Request:
Begin at the first line of the data and copy each line through the one containing "const groups = [g100, g150, g200, g200plus];", that line included, with no pictures.

Provided material:
____________

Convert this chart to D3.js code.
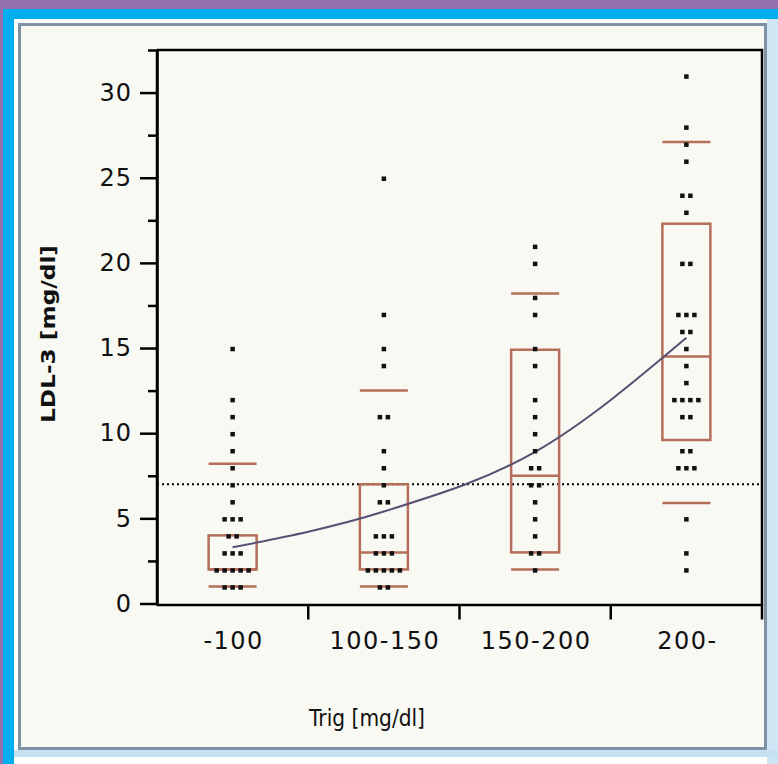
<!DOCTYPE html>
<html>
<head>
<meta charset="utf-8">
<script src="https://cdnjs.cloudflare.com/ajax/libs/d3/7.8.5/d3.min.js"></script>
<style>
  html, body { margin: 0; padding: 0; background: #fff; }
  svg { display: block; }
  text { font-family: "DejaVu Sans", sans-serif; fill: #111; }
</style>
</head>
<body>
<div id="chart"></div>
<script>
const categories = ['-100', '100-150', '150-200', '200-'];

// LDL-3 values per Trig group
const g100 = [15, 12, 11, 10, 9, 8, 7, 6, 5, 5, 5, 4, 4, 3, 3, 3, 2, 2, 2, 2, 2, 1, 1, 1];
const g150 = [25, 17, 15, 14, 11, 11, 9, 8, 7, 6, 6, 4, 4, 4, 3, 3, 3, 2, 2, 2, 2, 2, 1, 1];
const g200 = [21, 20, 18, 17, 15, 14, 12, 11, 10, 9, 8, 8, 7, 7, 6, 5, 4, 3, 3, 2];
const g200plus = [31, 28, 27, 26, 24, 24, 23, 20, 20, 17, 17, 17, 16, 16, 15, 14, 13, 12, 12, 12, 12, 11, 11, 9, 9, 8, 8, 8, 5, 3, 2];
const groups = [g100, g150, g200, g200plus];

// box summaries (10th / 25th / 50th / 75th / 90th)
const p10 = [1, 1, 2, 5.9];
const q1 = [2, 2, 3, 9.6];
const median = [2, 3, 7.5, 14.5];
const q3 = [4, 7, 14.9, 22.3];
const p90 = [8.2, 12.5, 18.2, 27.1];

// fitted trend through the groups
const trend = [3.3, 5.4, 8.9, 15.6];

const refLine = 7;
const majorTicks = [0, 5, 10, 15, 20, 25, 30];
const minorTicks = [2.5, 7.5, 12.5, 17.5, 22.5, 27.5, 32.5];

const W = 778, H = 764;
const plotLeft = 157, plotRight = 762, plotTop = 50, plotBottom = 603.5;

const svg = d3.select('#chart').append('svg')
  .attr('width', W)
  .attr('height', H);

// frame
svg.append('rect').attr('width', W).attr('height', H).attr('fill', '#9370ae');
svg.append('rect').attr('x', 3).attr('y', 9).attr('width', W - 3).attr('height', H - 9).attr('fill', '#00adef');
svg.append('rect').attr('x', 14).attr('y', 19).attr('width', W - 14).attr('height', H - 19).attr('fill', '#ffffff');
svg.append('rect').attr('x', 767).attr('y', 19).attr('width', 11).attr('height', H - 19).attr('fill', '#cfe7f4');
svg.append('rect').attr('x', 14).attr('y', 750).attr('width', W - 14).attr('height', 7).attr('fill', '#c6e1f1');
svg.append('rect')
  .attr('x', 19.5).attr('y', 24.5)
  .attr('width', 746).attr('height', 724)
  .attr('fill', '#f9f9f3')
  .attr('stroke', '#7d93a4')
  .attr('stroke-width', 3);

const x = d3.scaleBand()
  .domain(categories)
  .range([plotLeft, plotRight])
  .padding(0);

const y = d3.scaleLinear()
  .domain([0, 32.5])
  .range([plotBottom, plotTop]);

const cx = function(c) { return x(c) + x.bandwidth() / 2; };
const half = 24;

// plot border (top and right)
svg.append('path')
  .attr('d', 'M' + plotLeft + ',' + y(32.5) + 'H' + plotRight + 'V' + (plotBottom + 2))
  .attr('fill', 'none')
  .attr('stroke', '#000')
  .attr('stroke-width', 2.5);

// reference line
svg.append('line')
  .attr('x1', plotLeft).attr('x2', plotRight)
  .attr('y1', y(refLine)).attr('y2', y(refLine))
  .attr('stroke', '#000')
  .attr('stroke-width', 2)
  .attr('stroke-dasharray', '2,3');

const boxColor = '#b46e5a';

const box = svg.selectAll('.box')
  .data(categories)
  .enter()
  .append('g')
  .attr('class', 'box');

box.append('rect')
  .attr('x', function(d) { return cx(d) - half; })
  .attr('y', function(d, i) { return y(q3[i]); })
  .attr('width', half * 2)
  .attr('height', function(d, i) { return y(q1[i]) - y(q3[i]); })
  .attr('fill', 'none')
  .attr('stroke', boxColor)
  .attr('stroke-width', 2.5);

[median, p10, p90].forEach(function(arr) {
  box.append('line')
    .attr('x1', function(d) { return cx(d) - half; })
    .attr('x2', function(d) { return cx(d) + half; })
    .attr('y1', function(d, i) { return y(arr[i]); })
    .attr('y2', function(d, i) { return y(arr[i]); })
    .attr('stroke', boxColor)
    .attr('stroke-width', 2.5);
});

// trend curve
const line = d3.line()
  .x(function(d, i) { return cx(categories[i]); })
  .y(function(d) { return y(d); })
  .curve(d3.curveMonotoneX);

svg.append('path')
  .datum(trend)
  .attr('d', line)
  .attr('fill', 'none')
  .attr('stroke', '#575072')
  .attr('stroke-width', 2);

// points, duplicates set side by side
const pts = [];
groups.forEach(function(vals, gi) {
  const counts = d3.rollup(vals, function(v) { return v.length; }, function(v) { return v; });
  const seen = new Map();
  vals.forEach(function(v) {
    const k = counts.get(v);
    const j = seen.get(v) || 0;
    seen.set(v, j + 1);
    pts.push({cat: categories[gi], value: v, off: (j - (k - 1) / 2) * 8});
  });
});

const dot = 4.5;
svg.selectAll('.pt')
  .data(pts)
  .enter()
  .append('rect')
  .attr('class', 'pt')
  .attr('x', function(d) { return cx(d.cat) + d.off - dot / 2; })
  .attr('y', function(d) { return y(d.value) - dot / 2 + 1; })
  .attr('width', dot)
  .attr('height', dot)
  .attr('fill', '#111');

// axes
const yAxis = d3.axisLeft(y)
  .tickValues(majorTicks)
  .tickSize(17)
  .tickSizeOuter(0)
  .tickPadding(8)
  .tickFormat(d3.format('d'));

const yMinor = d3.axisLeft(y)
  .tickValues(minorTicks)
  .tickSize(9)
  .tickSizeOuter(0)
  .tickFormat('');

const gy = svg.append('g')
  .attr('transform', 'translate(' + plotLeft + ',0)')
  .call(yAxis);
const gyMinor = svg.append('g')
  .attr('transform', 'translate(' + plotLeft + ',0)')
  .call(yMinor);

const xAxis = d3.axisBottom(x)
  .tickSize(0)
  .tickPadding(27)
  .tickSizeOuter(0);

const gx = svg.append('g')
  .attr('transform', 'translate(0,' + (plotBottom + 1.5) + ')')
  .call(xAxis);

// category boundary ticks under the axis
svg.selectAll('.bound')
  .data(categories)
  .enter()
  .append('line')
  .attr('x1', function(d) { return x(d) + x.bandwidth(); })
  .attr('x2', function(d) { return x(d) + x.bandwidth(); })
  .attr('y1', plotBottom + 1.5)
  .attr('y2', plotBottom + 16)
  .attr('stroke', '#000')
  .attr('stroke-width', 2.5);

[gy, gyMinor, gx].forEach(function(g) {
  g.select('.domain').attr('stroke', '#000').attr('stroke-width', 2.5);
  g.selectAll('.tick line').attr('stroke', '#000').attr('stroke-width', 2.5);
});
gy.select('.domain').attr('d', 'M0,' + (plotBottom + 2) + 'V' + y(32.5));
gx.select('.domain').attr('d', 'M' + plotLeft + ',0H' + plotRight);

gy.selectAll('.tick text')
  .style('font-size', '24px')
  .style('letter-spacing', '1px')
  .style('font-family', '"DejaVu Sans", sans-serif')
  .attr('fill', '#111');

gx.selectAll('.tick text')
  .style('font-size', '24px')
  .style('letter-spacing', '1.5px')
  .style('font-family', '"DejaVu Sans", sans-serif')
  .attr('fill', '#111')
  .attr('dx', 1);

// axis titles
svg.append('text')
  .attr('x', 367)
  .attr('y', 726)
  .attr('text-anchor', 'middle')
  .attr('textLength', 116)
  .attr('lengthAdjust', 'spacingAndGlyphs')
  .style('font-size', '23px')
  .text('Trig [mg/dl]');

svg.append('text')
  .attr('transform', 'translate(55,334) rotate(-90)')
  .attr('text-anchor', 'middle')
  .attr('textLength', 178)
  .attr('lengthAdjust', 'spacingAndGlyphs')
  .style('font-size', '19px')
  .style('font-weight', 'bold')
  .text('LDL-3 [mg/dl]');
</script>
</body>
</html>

____________

Solution for this exercise:
Convert this chart to D3.js code.
<!DOCTYPE html>
<html>
<head>
<meta charset="utf-8">
<script src="https://cdnjs.cloudflare.com/ajax/libs/d3/7.8.5/d3.min.js"></script>
<style>
  html, body { margin: 0; padding: 0; background: #fff; }
  svg { display: block; }
  text { font-family: "DejaVu Sans", sans-serif; fill: #111; }
</style>
</head>
<body>
<div id="chart"></div>
<script>
const categories = ['-100', '100-150', '150-200', '200-'];

// LDL-3 values per Trig group
const g100 = [15, 12, 11, 10, 9, 8, 7, 6, 5, 5, 5, 4, 4, 3, 3, 3, 2, 2, 2, 2, 2, 1, 1, 1];
const g150 = [25, 17, 15, 14, 11, 11, 9, 8, 7, 6, 6, 4, 4, 4, 3, 3, 3, 2, 2, 2, 2, 2, 1, 1];
const g200 = [21, 20, 18, 17, 15, 14, 12, 11, 10, 9, 8, 8, 7, 7, 6, 5, 4, 3, 3, 2];
const g200plus = [31, 28, 27, 26, 24, 24, 23, 20, 20, 17, 17, 17, 16, 16, 15, 14, 13, 12, 12, 12, 12, 11, 11, 9, 9, 8, 8, 8, 5, 3, 2];
const groups = [g100, g150, g200, g200plus];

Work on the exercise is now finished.